New technological facilities in the postal industry are important factor for economic development. They also assist in advancing sustainable human development. The technological revolution should not to be regarded as a threat to be feared. It upgrades the functioning of postal communication in order to meet required business standards and to provide services more efficiently. They help us to ensure that postal services meet universal service obligations. They also allow us to mobilise resources to build our people's skills through consolidating and expanding existing levels of technical expertise.

The celebrations today consist of a range of activities: the issue of World Post Day stamps, the demonstration of services provided by the Post Office, and exhibitions by various provincial government departments, the Department of Communications and the Post Office.

I would like to thank all exhibitors for their participation in World Post Day 2003 and SAPO in particular for their hard work in making this day a success.

Last but not least, I would like to thank the postal workers who are cycling from Jericho post office in Brits to Durban and conscientising youth along the way in a bid to compete with a letter posted through normal postal service channels to see who gets first to their destination.

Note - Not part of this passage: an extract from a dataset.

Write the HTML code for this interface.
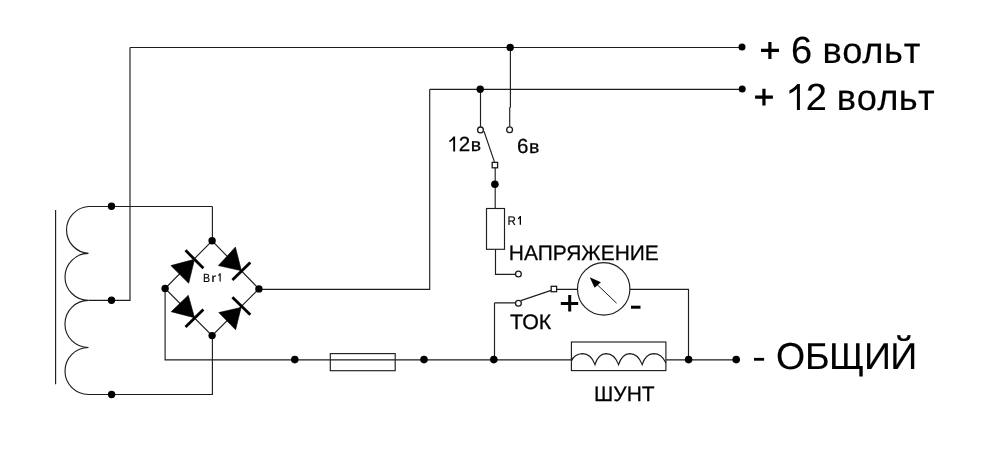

I wish them well along their journey.

As South Africans certainly we have come a long way from the age of stones and rocks operating as post offices. We have moved beyond only a certain privileged few having access to postal services and are moving rapidly to mass access to postal services and to the fulfilment of universal obligations.

Together let us make use of postal services and new technologies to build our local and national economies and to strengthen our contribution as South Africa's people to world culture and development.

I thank you.

(Ms Phumelele Ntombela-Nzimande, the Deputy Director-General of the Postal Business Unit, delivered the speech on behalf of the Minister.)